What is expected: Transcribe every line from the top down to the line with "ax = fig.add_axes([121", both ends included, but not the pictures.
--- Start ---
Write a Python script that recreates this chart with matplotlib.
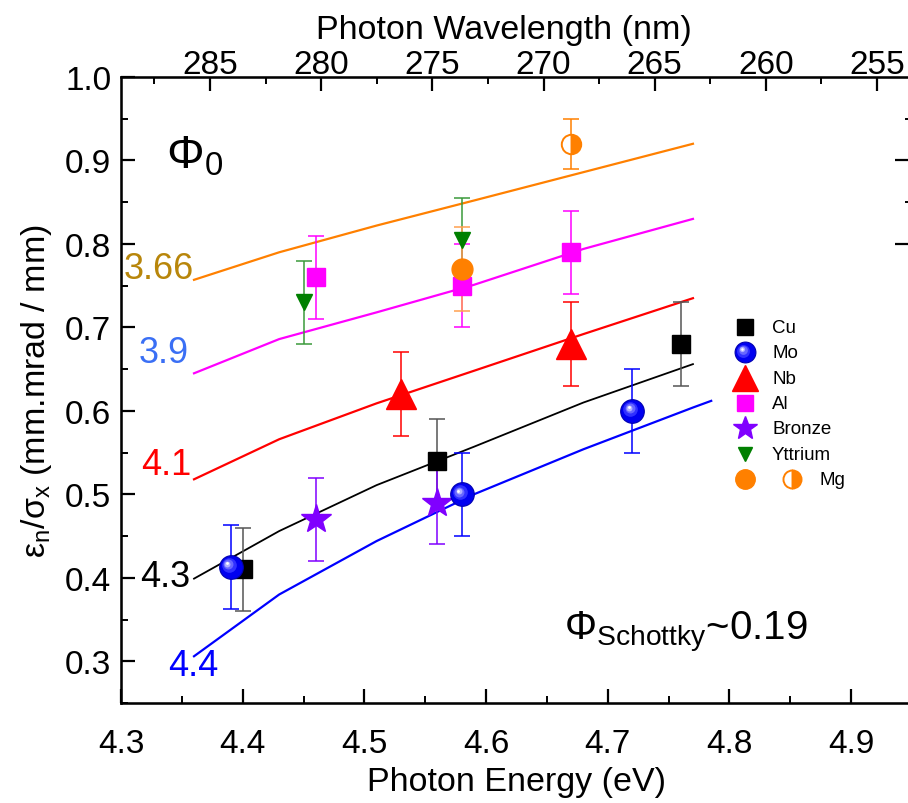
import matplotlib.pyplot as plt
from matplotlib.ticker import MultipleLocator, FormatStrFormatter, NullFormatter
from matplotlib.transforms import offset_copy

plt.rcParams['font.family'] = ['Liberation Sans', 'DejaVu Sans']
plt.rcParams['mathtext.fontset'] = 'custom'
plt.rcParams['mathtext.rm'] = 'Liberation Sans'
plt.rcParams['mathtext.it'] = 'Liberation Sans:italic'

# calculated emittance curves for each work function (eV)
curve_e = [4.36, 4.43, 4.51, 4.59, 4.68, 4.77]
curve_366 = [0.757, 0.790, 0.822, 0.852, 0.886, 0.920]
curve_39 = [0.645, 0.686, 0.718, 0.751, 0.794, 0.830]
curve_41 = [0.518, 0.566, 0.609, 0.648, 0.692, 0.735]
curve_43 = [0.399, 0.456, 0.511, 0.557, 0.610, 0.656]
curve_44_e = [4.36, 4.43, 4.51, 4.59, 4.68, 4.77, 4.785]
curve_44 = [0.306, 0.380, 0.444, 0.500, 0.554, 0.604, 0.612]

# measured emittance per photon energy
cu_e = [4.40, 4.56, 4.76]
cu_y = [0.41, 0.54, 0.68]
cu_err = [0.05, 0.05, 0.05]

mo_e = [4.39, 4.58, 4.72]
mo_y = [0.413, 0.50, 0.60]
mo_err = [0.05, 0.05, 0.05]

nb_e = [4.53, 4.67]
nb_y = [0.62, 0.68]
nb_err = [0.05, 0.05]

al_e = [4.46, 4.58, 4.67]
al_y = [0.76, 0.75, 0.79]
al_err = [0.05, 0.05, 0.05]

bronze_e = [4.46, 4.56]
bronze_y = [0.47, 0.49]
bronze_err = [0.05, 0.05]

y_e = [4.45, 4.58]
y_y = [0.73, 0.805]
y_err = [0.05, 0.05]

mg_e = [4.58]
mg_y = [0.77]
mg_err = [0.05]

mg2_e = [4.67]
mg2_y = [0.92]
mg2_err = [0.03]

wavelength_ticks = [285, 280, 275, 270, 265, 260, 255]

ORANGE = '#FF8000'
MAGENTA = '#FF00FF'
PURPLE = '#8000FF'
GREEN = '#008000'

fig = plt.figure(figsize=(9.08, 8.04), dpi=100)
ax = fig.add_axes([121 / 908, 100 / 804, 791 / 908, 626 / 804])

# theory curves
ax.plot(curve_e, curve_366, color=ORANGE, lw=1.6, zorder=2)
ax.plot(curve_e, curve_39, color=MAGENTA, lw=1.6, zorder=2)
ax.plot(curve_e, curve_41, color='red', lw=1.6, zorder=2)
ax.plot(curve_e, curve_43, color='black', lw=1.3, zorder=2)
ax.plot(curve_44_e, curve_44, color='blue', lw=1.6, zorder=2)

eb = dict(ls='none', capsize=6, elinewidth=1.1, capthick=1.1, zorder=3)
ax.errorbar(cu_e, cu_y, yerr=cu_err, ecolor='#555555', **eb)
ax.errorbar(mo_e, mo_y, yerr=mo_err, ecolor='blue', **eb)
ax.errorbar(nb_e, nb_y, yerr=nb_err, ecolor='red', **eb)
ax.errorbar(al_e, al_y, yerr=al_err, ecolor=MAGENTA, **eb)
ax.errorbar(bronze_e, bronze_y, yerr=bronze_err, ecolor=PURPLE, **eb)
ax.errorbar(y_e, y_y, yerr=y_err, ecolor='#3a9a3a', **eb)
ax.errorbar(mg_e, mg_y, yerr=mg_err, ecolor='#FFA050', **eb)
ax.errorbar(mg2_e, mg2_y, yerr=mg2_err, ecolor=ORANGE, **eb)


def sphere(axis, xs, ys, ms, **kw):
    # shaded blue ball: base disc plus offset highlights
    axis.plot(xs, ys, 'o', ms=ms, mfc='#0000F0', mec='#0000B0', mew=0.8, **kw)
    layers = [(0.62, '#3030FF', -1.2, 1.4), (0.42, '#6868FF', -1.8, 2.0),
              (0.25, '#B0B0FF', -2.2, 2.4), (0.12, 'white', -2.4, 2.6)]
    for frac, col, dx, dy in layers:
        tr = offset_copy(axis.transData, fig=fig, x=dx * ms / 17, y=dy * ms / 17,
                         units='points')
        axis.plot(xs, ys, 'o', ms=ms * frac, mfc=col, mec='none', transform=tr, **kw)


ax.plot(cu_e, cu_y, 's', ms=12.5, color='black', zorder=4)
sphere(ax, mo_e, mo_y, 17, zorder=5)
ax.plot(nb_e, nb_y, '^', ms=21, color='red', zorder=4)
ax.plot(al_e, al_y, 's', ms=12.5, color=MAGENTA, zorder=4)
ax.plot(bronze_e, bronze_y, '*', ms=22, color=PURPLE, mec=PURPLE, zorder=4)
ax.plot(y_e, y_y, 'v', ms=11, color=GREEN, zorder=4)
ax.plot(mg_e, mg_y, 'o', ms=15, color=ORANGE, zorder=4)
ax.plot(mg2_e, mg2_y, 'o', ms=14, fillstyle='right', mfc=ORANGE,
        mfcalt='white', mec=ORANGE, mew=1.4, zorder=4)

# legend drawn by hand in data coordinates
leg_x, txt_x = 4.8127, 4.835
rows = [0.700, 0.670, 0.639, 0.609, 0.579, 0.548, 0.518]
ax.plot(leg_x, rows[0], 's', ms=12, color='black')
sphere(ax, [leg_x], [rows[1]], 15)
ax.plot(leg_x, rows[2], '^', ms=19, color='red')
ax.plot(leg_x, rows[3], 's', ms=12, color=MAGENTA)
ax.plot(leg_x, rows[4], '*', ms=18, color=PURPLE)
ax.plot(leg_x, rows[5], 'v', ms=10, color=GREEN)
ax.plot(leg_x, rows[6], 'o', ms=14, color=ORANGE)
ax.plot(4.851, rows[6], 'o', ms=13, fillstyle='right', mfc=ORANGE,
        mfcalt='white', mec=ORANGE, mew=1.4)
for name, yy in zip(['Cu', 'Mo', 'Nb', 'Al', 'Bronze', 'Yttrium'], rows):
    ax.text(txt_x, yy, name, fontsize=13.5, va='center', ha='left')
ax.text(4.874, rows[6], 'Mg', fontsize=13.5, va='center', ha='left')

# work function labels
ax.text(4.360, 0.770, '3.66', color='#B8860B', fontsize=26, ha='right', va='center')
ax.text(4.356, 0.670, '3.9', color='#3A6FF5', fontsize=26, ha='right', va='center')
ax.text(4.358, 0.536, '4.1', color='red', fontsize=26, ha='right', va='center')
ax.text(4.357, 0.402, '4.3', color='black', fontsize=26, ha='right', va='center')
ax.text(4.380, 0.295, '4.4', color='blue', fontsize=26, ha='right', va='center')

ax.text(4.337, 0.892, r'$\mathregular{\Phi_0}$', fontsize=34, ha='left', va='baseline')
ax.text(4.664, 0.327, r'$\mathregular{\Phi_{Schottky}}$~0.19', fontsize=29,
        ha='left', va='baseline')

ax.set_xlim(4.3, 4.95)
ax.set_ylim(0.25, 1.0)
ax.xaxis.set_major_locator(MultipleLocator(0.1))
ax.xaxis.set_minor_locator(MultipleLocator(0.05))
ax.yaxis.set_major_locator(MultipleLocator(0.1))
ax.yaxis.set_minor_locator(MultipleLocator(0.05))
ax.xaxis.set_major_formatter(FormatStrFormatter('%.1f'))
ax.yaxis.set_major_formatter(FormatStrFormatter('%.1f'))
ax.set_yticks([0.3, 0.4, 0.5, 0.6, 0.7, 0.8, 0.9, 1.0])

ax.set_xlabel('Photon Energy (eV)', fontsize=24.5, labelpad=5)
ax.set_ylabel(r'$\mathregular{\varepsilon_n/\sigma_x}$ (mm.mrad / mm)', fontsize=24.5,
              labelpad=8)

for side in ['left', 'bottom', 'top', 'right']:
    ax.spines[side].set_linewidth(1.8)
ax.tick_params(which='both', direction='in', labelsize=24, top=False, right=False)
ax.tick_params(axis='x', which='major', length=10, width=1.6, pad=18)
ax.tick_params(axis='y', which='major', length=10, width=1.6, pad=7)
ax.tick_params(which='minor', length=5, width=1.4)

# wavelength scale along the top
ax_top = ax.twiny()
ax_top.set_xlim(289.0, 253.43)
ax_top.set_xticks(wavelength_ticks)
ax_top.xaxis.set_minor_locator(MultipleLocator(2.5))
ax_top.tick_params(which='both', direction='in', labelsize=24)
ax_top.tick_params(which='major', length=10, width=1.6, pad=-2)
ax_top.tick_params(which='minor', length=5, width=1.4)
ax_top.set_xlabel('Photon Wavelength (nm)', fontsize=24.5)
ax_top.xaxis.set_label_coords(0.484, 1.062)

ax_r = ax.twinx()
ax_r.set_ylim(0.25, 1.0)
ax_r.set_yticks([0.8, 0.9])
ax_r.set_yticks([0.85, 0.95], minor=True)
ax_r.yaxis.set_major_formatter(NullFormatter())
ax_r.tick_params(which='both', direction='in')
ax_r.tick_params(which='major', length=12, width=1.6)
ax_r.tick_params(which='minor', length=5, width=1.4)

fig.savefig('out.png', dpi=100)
--- End ---
Exercise result:
Write a Python script that recreates this chart with matplotlib.
import matplotlib.pyplot as plt
from matplotlib.ticker import MultipleLocator, FormatStrFormatter, NullFormatter
from matplotlib.transforms import offset_copy

plt.rcParams['font.family'] = ['Liberation Sans', 'DejaVu Sans']
plt.rcParams['mathtext.fontset'] = 'custom'
plt.rcParams['mathtext.rm'] = 'Liberation Sans'
plt.rcParams['mathtext.it'] = 'Liberation Sans:italic'

# calculated emittance curves for each work function (eV)
curve_e = [4.36, 4.43, 4.51, 4.59, 4.68, 4.77]
curve_366 = [0.757, 0.790, 0.822, 0.852, 0.886, 0.920]
curve_39 = [0.645, 0.686, 0.718, 0.751, 0.794, 0.830]
curve_41 = [0.518, 0.566, 0.609, 0.648, 0.692, 0.735]
curve_43 = [0.399, 0.456, 0.511, 0.557, 0.610, 0.656]
curve_44_e = [4.36, 4.43, 4.51, 4.59, 4.68, 4.77, 4.785]
curve_44 = [0.306, 0.380, 0.444, 0.500, 0.554, 0.604, 0.612]

# measured emittance per photon energy
cu_e = [4.40, 4.56, 4.76]
cu_y = [0.41, 0.54, 0.68]
cu_err = [0.05, 0.05, 0.05]

mo_e = [4.39, 4.58, 4.72]
mo_y = [0.413, 0.50, 0.60]
mo_err = [0.05, 0.05, 0.05]

nb_e = [4.53, 4.67]
nb_y = [0.62, 0.68]
nb_err = [0.05, 0.05]

al_e = [4.46, 4.58, 4.67]
al_y = [0.76, 0.75, 0.79]
al_err = [0.05, 0.05, 0.05]

bronze_e = [4.46, 4.56]
bronze_y = [0.47, 0.49]
bronze_err = [0.05, 0.05]

y_e = [4.45, 4.58]
y_y = [0.73, 0.805]
y_err = [0.05, 0.05]

mg_e = [4.58]
mg_y = [0.77]
mg_err = [0.05]

mg2_e = [4.67]
mg2_y = [0.92]
mg2_err = [0.03]

wavelength_ticks = [285, 280, 275, 270, 265, 260, 255]

ORANGE = '#FF8000'
MAGENTA = '#FF00FF'
PURPLE = '#8000FF'
GREEN = '#008000'

fig = plt.figure(figsize=(9.08, 8.04), dpi=100)
ax = fig.add_axes([121 / 908, 100 / 804, 791 / 908, 626 / 804])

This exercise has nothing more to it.